■ Available data:
'''

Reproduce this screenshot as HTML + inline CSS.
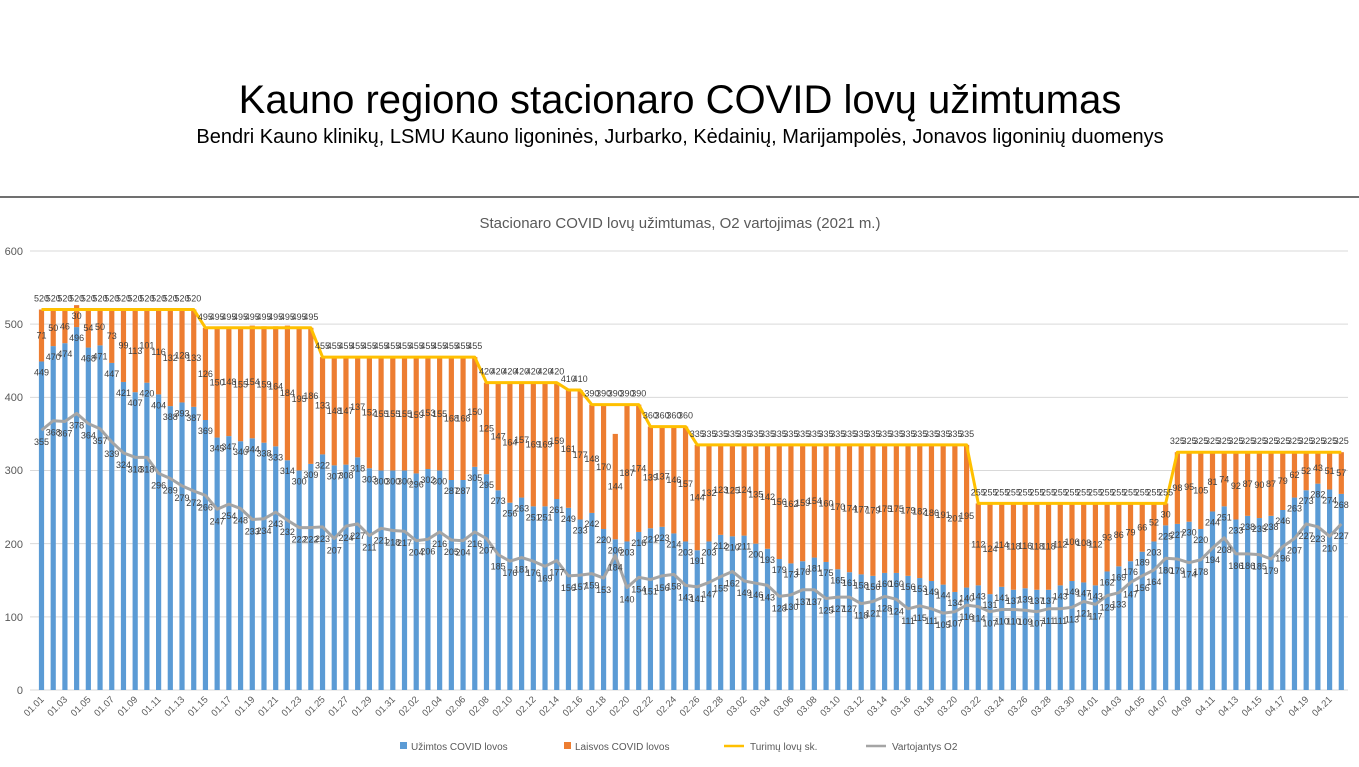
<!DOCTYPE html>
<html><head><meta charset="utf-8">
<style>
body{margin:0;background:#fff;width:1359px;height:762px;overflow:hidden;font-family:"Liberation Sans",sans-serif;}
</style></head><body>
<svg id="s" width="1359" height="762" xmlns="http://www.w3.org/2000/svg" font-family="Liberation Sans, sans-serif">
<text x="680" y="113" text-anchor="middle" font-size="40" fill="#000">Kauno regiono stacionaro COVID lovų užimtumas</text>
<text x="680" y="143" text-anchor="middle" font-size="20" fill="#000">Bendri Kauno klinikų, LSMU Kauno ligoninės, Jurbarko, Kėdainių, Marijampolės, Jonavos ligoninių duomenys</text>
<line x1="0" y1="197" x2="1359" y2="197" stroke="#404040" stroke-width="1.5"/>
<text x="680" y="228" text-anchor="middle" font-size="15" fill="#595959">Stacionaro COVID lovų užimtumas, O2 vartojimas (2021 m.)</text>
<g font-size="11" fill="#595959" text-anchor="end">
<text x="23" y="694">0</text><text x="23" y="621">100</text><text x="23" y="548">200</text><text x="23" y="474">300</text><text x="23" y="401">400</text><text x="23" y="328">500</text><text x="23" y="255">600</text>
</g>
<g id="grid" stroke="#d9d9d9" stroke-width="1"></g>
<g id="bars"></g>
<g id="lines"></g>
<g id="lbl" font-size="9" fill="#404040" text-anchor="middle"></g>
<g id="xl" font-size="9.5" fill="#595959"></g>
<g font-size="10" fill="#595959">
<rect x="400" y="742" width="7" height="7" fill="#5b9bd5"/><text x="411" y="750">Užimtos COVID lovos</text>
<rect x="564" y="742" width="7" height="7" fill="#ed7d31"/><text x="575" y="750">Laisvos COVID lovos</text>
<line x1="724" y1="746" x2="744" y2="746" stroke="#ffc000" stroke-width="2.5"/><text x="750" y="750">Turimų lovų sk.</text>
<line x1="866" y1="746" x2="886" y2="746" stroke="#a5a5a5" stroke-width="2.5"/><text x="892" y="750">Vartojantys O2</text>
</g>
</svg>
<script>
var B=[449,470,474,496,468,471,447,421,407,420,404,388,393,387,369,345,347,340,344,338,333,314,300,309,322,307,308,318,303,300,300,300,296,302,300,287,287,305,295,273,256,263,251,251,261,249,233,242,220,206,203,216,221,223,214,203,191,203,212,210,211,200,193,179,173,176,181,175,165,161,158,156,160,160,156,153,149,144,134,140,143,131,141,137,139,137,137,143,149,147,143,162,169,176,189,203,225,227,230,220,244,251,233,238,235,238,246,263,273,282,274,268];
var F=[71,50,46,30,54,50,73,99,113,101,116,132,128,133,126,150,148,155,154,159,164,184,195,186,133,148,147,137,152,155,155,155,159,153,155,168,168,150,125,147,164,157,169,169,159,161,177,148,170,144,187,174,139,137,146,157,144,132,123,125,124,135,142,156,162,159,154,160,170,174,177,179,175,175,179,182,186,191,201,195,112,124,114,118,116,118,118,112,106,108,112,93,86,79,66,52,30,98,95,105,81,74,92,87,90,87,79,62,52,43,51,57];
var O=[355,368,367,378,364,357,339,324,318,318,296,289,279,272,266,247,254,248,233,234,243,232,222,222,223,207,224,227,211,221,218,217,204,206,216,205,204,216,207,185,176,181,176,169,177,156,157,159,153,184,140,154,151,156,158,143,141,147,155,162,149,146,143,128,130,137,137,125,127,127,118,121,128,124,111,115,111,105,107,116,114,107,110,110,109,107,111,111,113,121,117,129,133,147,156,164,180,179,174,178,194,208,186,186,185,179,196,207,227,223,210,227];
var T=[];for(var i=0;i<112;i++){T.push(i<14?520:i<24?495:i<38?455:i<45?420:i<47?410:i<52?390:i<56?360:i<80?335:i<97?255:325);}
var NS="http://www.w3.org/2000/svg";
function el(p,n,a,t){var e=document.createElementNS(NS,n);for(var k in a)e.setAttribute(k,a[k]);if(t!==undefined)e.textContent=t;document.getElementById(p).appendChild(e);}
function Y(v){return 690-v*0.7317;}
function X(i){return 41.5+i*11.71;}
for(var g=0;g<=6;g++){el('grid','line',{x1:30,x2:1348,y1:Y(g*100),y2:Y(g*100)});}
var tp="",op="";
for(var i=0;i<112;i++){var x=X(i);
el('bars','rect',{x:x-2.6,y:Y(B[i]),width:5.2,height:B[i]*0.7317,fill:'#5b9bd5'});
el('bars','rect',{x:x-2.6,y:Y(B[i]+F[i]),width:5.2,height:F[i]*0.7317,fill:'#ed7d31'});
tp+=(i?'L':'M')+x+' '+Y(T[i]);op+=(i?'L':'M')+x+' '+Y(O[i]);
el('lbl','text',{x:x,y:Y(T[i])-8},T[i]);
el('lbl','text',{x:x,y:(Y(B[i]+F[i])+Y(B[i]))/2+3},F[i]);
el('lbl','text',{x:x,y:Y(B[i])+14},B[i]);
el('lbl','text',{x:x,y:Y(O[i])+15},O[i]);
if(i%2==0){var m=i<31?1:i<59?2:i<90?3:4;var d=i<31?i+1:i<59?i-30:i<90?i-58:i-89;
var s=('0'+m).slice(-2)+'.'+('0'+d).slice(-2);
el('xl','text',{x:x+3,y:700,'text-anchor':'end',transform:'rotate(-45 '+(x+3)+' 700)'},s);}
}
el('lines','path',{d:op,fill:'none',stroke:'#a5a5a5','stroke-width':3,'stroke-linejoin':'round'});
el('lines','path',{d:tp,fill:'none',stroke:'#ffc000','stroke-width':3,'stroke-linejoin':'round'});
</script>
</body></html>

'''

■ Given task: Write out the whole listing again, exactly, with no pictures.

■ Output below:
Reproduce this screenshot as HTML + inline CSS.
<!DOCTYPE html>
<html><head><meta charset="utf-8">
<style>
body{margin:0;background:#fff;width:1359px;height:762px;overflow:hidden;font-family:"Liberation Sans",sans-serif;}
</style></head><body>
<svg id="s" width="1359" height="762" xmlns="http://www.w3.org/2000/svg" font-family="Liberation Sans, sans-serif">
<text x="680" y="113" text-anchor="middle" font-size="40" fill="#000">Kauno regiono stacionaro COVID lovų užimtumas</text>
<text x="680" y="143" text-anchor="middle" font-size="20" fill="#000">Bendri Kauno klinikų, LSMU Kauno ligoninės, Jurbarko, Kėdainių, Marijampolės, Jonavos ligoninių duomenys</text>
<line x1="0" y1="197" x2="1359" y2="197" stroke="#404040" stroke-width="1.5"/>
<text x="680" y="228" text-anchor="middle" font-size="15" fill="#595959">Stacionaro COVID lovų užimtumas, O2 vartojimas (2021 m.)</text>
<g font-size="11" fill="#595959" text-anchor="end">
<text x="23" y="694">0</text><text x="23" y="621">100</text><text x="23" y="548">200</text><text x="23" y="474">300</text><text x="23" y="401">400</text><text x="23" y="328">500</text><text x="23" y="255">600</text>
</g>
<g id="grid" stroke="#d9d9d9" stroke-width="1"></g>
<g id="bars"></g>
<g id="lines"></g>
<g id="lbl" font-size="9" fill="#404040" text-anchor="middle"></g>
<g id="xl" font-size="9.5" fill="#595959"></g>
<g font-size="10" fill="#595959">
<rect x="400" y="742" width="7" height="7" fill="#5b9bd5"/><text x="411" y="750">Užimtos COVID lovos</text>
<rect x="564" y="742" width="7" height="7" fill="#ed7d31"/><text x="575" y="750">Laisvos COVID lovos</text>
<line x1="724" y1="746" x2="744" y2="746" stroke="#ffc000" stroke-width="2.5"/><text x="750" y="750">Turimų lovų sk.</text>
<line x1="866" y1="746" x2="886" y2="746" stroke="#a5a5a5" stroke-width="2.5"/><text x="892" y="750">Vartojantys O2</text>
</g>
</svg>
<script>
var B=[449,470,474,496,468,471,447,421,407,420,404,388,393,387,369,345,347,340,344,338,333,314,300,309,322,307,308,318,303,300,300,300,296,302,300,287,287,305,295,273,256,263,251,251,261,249,233,242,220,206,203,216,221,223,214,203,191,203,212,210,211,200,193,179,173,176,181,175,165,161,158,156,160,160,156,153,149,144,134,140,143,131,141,137,139,137,137,143,149,147,143,162,169,176,189,203,225,227,230,220,244,251,233,238,235,238,246,263,273,282,274,268];
var F=[71,50,46,30,54,50,73,99,113,101,116,132,128,133,126,150,148,155,154,159,164,184,195,186,133,148,147,137,152,155,155,155,159,153,155,168,168,150,125,147,164,157,169,169,159,161,177,148,170,144,187,174,139,137,146,157,144,132,123,125,124,135,142,156,162,159,154,160,170,174,177,179,175,175,179,182,186,191,201,195,112,124,114,118,116,118,118,112,106,108,112,93,86,79,66,52,30,98,95,105,81,74,92,87,90,87,79,62,52,43,51,57];
var O=[355,368,367,378,364,357,339,324,318,318,296,289,279,272,266,247,254,248,233,234,243,232,222,222,223,207,224,227,211,221,218,217,204,206,216,205,204,216,207,185,176,181,176,169,177,156,157,159,153,184,140,154,151,156,158,143,141,147,155,162,149,146,143,128,130,137,137,125,127,127,118,121,128,124,111,115,111,105,107,116,114,107,110,110,109,107,111,111,113,121,117,129,133,147,156,164,180,179,174,178,194,208,186,186,185,179,196,207,227,223,210,227];
var T=[];for(var i=0;i<112;i++){T.push(i<14?520:i<24?495:i<38?455:i<45?420:i<47?410:i<52?390:i<56?360:i<80?335:i<97?255:325);}
var NS="http://www.w3.org/2000/svg";
function el(p,n,a,t){var e=document.createElementNS(NS,n);for(var k in a)e.setAttribute(k,a[k]);if(t!==undefined)e.textContent=t;document.getElementById(p).appendChild(e);}
function Y(v){return 690-v*0.7317;}
function X(i){return 41.5+i*11.71;}
for(var g=0;g<=6;g++){el('grid','line',{x1:30,x2:1348,y1:Y(g*100),y2:Y(g*100)});}
var tp="",op="";
for(var i=0;i<112;i++){var x=X(i);
el('bars','rect',{x:x-2.6,y:Y(B[i]),width:5.2,height:B[i]*0.7317,fill:'#5b9bd5'});
el('bars','rect',{x:x-2.6,y:Y(B[i]+F[i]),width:5.2,height:F[i]*0.7317,fill:'#ed7d31'});
tp+=(i?'L':'M')+x+' '+Y(T[i]);op+=(i?'L':'M')+x+' '+Y(O[i]);
el('lbl','text',{x:x,y:Y(T[i])-8},T[i]);
el('lbl','text',{x:x,y:(Y(B[i]+F[i])+Y(B[i]))/2+3},F[i]);
el('lbl','text',{x:x,y:Y(B[i])+14},B[i]);
el('lbl','text',{x:x,y:Y(O[i])+15},O[i]);
if(i%2==0){var m=i<31?1:i<59?2:i<90?3:4;var d=i<31?i+1:i<59?i-30:i<90?i-58:i-89;
var s=('0'+m).slice(-2)+'.'+('0'+d).slice(-2);
el('xl','text',{x:x+3,y:700,'text-anchor':'end',transform:'rotate(-45 '+(x+3)+' 700)'},s);}
}
el('lines','path',{d:op,fill:'none',stroke:'#a5a5a5','stroke-width':3,'stroke-linejoin':'round'});
el('lines','path',{d:tp,fill:'none',stroke:'#ffc000','stroke-width':3,'stroke-linejoin':'round'});
</script>
</body></html>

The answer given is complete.